External creative, design, and content partnerships activated. Client deliverables continue without interruption. Contracts signed by June 1.
Focused team at lower cost base. Media pursues higher-margin accounts. Tech builds automation for client stickiness. Data expands. Accumulated financial obligations resolved from operating cash flow.
All financial commitments resolved. Company reporting positive operating profit.

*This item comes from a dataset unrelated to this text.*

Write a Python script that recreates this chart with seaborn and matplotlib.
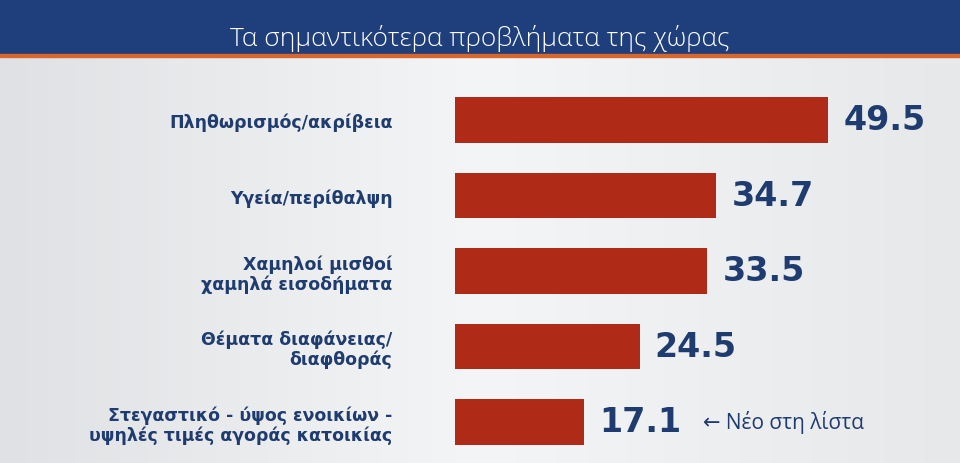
import numpy as np
import pandas as pd
import matplotlib.pyplot as plt
from matplotlib.patches import Rectangle
import seaborn as sns

categories = [
    "Πληθωρισμός/ακρίβεια",
    "Υγεία/περίθαλψη",
    "Χαμηλοί μισθοί\nχαμηλά εισοδήματα",
    "Θέματα διαφάνειας/\nδιαφθοράς",
    "Στεγαστικό - ύψος ενοικίων -\nυψηλές τιμές αγοράς κατοικίας",
]
values = [49.5, 34.7, 33.5, 24.5, 17.1]
title = "Τα σημαντικότερα προβλήματα της χώρας"
note = "← Νέο στη λίστα"

df = pd.DataFrame({"category": categories, "value": values})

sns.set_theme(style="white")
plt.rcParams["font.family"] = ["Open Sans", "DejaVu Sans"]

navy = "#1f3c70"
bar_red = "#b02a18"

fig = plt.figure(figsize=(9.6, 4.64), dpi=100)

# background gradient
bg = fig.add_axes([0, 0, 1, 1], zorder=-10)
grad = np.linspace(0, 1, 256).reshape(1, -1)
bg.imshow(grad, aspect="auto", cmap=sns.blend_palette(["#dfe1e4", "#f4f5f6", "#e6e8ea"], as_cmap=True),
          extent=[0, 1, 0, 1])
bg.set_axis_off()

# header band
fig.patches.append(Rectangle((0, 1 - 55 / 464), 1, 55 / 464, transform=fig.transFigure,
                             color="#1f3e7c", zorder=0))
fig.patches.append(Rectangle((0, 1 - 58 / 464), 1, 3 / 464, transform=fig.transFigure,
                             color="#d8672e", zorder=0))
fig.text(0.5, 1 - 39 / 464, title, color="white", fontsize=19, ha="center", va="center",
         fontweight="light")

ax = fig.add_axes([455 / 960, 3.25 / 464, 452 / 960, 377.5 / 464])
ax.patch.set_alpha(0)
sns.barplot(data=df, x="value", y="category", color=bar_red, width=0.6, saturation=1,
            linewidth=0, ax=ax, orient="h")
ax.set_xlim(0, 60)
ax.set_ylim(4.5, -0.5)
ax.set_xlabel("")
ax.set_ylabel("")
ax.set_xticks([])
sns.despine(ax=ax, left=True, bottom=True)
ax.tick_params(axis="y", length=0, pad=45)
for lbl in ax.get_yticklabels():
    lbl.set_color(navy)
    lbl.set_fontweight("bold")
    lbl.set_fontsize(12.5)
    lbl.set_family(["DejaVu Sans"])
    lbl.set_linespacing(1.1)

ax.bar_label(ax.containers[0], fmt="%.1f", padding=11, color=navy, fontsize=24,
             fontweight="bold", family=["DejaVu Sans"])

ax.annotate(note, xy=(values[-1], 4), xytext=(86, 0), textcoords="offset points",
            color=navy, fontsize=15, va="center", ha="left")

fig.savefig("out.png", dpi=100)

Year 2 targets: Media ฿65M+, Tech ฿6M, Data ฿4M. Positioned for sustainable growth.
| # | Resolution | Deadline |
|---|---|---|
| 1 | Authorize Strategic Restructuring — grant management authority to execute all activities in this plan | Apr 15, 2026 |
| 2 | Approve Headcount Alignment — transitions by May 31; severance from cash + AR; all statutory obligations honoured | Apr 15, 2026 |
| 3 | Establish External Creative Partnerships — vendor selection begins immediately; contracts by June 1; no client disruption | Jun 1, 2026 |
| 4 | Authorize Resolution of Financial Obligations — phased settlement of accumulated Suravee partner commitments (฿5.5M) from Q3 operating cash flow | Q3 2026 |
| 5 | Monthly P&L Review — CEO reports to Finance Committee monthly from June; quarterly board review; ±5% tolerance | Ongoing |
Six years of data have shown us what this company does best: connecting brands to audiences through performance media, building technology that keeps clients, and using data to prove every decision. These are the capabilities the market is paying for today and will pay more for tomorrow.
The people who built the creative work were talented. The question is not whether they did good work — they did — but whether the structure built around it still makes sense when the market offers a comparable answer at a fraction of the cost.